What you have to do =
Give the number of lines containing the word "matplotlib", and nothing else.

Given data =
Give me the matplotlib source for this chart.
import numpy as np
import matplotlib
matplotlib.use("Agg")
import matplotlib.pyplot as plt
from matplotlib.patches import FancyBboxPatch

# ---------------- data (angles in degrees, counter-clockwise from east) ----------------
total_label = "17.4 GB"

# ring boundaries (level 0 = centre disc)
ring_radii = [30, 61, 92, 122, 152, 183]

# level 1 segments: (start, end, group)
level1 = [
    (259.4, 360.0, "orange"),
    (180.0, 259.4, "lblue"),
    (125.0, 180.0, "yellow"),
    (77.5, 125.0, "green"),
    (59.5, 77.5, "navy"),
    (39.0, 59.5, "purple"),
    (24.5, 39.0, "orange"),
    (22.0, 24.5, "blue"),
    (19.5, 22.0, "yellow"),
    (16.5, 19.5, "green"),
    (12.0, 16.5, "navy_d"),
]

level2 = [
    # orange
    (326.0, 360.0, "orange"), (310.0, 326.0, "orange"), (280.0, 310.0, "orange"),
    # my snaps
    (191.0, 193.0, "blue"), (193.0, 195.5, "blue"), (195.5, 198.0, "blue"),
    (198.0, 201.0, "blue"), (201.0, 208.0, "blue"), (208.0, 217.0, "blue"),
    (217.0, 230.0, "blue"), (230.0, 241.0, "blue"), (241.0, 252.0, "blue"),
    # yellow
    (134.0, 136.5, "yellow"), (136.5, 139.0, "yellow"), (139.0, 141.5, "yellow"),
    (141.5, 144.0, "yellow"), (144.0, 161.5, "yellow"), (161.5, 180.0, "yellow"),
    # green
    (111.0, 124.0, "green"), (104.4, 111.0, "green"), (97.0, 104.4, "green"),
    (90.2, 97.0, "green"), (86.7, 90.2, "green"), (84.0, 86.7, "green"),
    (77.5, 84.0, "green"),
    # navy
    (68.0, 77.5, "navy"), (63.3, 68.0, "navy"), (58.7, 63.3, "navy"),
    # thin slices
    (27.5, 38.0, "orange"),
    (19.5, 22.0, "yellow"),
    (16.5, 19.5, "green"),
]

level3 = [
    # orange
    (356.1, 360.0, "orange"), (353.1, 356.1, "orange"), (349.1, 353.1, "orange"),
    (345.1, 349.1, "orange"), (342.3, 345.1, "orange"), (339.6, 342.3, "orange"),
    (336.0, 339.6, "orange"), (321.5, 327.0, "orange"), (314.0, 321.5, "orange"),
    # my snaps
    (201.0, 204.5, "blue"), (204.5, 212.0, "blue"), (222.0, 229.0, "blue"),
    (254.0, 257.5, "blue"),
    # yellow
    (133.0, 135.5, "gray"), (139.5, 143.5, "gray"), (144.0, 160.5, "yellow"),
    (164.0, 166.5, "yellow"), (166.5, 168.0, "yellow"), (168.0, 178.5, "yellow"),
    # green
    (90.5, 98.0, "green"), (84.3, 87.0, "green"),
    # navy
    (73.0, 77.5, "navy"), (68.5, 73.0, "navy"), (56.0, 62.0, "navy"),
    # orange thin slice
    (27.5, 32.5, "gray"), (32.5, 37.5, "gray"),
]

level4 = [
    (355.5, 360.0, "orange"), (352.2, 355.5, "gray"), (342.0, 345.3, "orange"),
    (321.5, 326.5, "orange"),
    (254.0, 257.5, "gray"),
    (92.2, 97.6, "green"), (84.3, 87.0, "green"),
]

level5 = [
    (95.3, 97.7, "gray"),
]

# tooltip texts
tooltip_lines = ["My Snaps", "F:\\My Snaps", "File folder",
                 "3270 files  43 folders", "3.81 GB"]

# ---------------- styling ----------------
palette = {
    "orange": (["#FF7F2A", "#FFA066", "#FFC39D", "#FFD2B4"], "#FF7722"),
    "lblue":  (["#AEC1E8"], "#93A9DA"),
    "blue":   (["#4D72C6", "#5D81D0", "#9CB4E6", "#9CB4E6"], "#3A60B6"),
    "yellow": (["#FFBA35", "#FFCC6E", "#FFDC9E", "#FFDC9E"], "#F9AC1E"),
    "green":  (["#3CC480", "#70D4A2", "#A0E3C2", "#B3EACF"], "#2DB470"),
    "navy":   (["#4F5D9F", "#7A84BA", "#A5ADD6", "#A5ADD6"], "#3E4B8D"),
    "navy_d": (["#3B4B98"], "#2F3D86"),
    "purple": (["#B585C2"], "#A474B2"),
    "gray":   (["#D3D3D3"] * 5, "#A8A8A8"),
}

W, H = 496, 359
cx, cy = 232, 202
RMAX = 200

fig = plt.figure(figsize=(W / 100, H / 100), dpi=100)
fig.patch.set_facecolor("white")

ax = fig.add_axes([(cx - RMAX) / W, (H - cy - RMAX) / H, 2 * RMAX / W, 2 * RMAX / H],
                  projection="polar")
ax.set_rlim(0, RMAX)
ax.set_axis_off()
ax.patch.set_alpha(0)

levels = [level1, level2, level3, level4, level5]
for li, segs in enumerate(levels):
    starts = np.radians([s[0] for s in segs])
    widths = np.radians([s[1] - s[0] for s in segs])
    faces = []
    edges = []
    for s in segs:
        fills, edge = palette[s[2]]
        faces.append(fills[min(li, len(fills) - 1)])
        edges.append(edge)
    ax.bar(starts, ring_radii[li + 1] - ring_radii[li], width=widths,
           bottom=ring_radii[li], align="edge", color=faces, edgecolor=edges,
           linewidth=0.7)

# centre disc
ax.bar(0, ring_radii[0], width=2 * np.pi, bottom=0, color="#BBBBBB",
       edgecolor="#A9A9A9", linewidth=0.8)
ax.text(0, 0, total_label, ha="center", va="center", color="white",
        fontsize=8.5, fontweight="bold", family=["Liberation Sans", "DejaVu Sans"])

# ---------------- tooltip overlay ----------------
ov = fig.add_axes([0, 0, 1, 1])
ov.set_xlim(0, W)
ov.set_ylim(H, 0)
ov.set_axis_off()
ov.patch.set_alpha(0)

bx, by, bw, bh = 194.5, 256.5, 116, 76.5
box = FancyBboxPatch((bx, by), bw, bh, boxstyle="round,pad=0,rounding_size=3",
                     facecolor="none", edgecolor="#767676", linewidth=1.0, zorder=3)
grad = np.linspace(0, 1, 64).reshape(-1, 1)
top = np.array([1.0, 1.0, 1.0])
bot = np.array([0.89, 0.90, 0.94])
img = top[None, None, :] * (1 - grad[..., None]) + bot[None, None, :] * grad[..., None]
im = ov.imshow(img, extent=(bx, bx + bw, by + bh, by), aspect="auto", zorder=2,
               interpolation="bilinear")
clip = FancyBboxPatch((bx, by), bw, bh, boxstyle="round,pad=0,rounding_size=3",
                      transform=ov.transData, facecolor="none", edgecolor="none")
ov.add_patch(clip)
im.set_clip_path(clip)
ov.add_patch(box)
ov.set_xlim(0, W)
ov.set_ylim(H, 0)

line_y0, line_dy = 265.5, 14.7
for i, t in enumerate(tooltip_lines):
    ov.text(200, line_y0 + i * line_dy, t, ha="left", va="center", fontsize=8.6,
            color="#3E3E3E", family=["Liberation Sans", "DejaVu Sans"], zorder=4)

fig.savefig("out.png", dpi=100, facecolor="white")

Finished answer =
5